Environmental Correspondent
The pain of loss stemming from a natural environment under pressure.
Whenever somebody asks me where I am from, the first thing I say is “The Black Forest”. I could start with Germany, or even Europe, but it’s always the forest. I grew up right next to it, my kindergarten was literally in a hut in the forest and I have probably spent more time climbing trees than I have on slides or carousels. In summer, when my mother wanted to make jam, she would take us to pick berries; in winter, we would go sledding on the hill in the neighboring village. As I grew older, I sneaked out at night to drink beer with my friends in the forest, and when I walked home after a night out I always walked under the trees instead of across the street, because I felt safer in the knowledge that no people were around.
When I come back, a lot of these things are still the same. Some have changed because I have grown up. Others have changed because the world is changing, and not always for the better. When you know what to look out for, the consequences of global heating are almost omnipresent. Last summer, I went blueberry picking with my family again. We had to leave early, around eight in the morning, before the sun went up to its zenith, because even in the shady areas of the forest, where the berries grow, it would have become unbearably hot.
We went by car, five of us in a little blue bus, holding the buckets for the blueberries and looking outside the window, the trees flying by us on the narrow, curvy road. The green is still dense and dark, but every now and then, we could see nests of brown, dead spruces. Dryness and bark beetles are causing the trees to die, conservationists are warning that the aesthetic of the forest is going to change irrevocably if nothing is done soon. As we arrived, we walked through a field of purple flowers known as police helmets. In Europe, they are an invasive species, endangering many of the local plant populations. The blueberries grew between moss, which plays an important part in the ecosystem, filtering rain and providing a habitat for small animals. Many of the native species are threatened too, endangered by pollution and rising temperatures. The Black Forest has not adapted to the long, hot summers and dry, snowless winters of the past years, and it shows.
The German language is incredibly precise, so we have a word for that kind of thing: “Waldsterben”. The killing of a forest as a result of pollution and environmental changes. But there is also another, new word that fits to describe what is happening, not only to me, but to the rest of the world: Solastalgia. It describes the feeling of distress due to environmental destruction, the feeling of nostalgia for a home that no longer exists, because it has been destroyed.
In a mild form, it is what I am experiencing, and is no doubt what the people of Australia or Amazonia are experiencing. Solastalgia is silent springs, because great parts of our bird populations have been lost, it is seeing a meadow that you used to play in as a child make room for a new shopping centre.
I grew up sensitive to environmental issues – my parents never had a car, avoided plastic bags wherever possible and I took my first flight at the age of fifteen.
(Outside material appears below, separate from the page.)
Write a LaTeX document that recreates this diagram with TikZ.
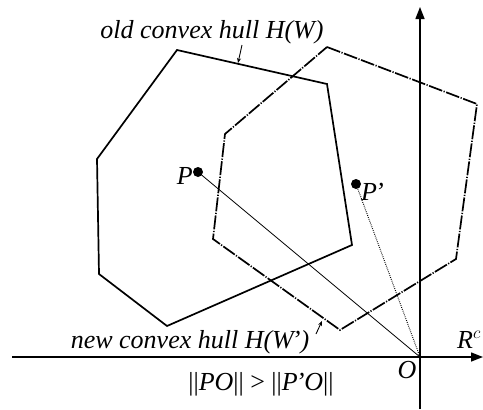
\documentclass[tikz,border=0pt]{standalone}
\usepackage{fontspec}
\setmainfont{Liberation Serif}
\usetikzlibrary{arrows.meta}
\begin{document}
\begin{tikzpicture}[x=1pt,y=-1pt,
  hull/.style={line width=1.7pt,line join=miter},
  newhull/.style={line width=1.7pt,dash pattern=on 14pt off 1.5pt on 1.2pt off 1.5pt},
  axis/.style={line width=1.4pt,-{Triangle[length=12pt,width=9pt]}},
  lbl/.style={font=\fontsize{26}{28}\selectfont\itshape,inner sep=0pt},
  pt/.style={circle,fill=black,inner sep=0pt,minimum size=10pt},
  ptr/.style={line width=0.9pt,-{Stealth[length=5pt,width=4pt]}}]
\useasboundingbox (0,0) rectangle (483,410);
% old hull
\coordinate (a1) at (177,50);
\coordinate (a2) at (327,84);
\coordinate (a3) at (352,245);
\coordinate (a4) at (167,326);
\coordinate (a5) at (99,274);
\coordinate (a6) at (97,159);
\draw[hull] (a1)--(a2)--(a3)--(a4)--(a5)--(a6)--cycle;
% new hull
\coordinate (b1) at (327,47);
\coordinate (b2) at (477,104);
\coordinate (b3) at (456,259);
\coordinate (b4) at (340,330);
\coordinate (b5) at (213,239);
\coordinate (b6) at (225,134);
\draw[newhull] (b1)--(b2)--(b3)--(b4)--(b5)--(b6)--cycle;
% axes
\coordinate (O) at (420,357);
\coordinate (xs) at (12,357);
\coordinate (xe) at (483,357);
\coordinate (ys) at (420,409);
\coordinate (ye) at (420,7);
\draw[axis] (xs)--(xe);
\draw[axis] (ys)--(ye);
% points
\node[pt] (P) at (198,172) {};
\node[pt] (Pp) at (356,184) {};
\draw[line width=0.8pt] (P)--(O);
\draw[line width=1pt,dash pattern=on 0.8pt off 1.2pt] (Pp)--(O);
% labels
\node[lbl,anchor=east] (Pl) at (193,176) {P};
\node[lbl,anchor=west] (Ppl) at (361,192) {P\kern-2pt'};
\node[lbl] (Ol) at (407,370) {O};
\node[lbl,anchor=base west] (Rl) at (457,348) {R$^c$};
\node[lbl,anchor=base] (old) at (212,38) {old convex hull H(W)};
\node[lbl,anchor=base] (new) at (190,348) {new convex hull H(W\kern-2pt')};
\node[font=\fontsize{26}{28}\selectfont,inner sep=0pt,anchor=base] (f) at (261,390) {||\textit{PO}|| > ||\textit{P\kern-2pt'O}||};
% pointers
\coordinate (op) at (242,45);
\coordinate (ot) at (238,63);
\draw[ptr] (op)--(ot);
\coordinate (np) at (316,334);
\coordinate (nt) at (322,321);
\draw[ptr] (np)--(nt);
\end{tikzpicture}
\end{document}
I was always aware that our environment is something that deserves protecting and I was always aware that natural beauty was being lost in some parts of the world; that coral reefs were dying and species going extinct. I was always aware that growing up meant losing things in one way or another. I just somehow never actually expected it to happen to my own home.
It is true that I am still one of the lucky ones. My home is not burning, like so many are in Australia, or flooded, like in Indonesia. My home has not literally been wiped from the face of the earth by hurricanes like those on the Bahamas. I simply look out the window and realise that it is not the same, that the memories I made as a child, ice-skating on ponds are irretrievably gone and it is unlikely that I will ever recreate them with my own children. I am one of the lucky ones, because I have lost a sentimental feeling of safety and connection to the place that I grew up in, and not also my shelter or my life as so many others have already.
I believe that in a way, we are all going through the five stages of grief concerning the climate crisis. Denial, anger, bargaining, depression and acceptance. I think it is important to acknowledge that grief and the pain that comes with losing the natural beauty around us. In a way it makes it easier for me to understand why climate denial is still a thing. But if our earth is truly dying, we are now at a point where we need to treat it with kindness and compassion, where we need to turn this grief and this feeling of loss into what motivates us to keep on going. We have to demand better, from ourselves and from others. Most of all, we have to demand it from governments and economists who are still stuck denying and bargaining their way out of a crisis that sooner or later will cost all of us our homes.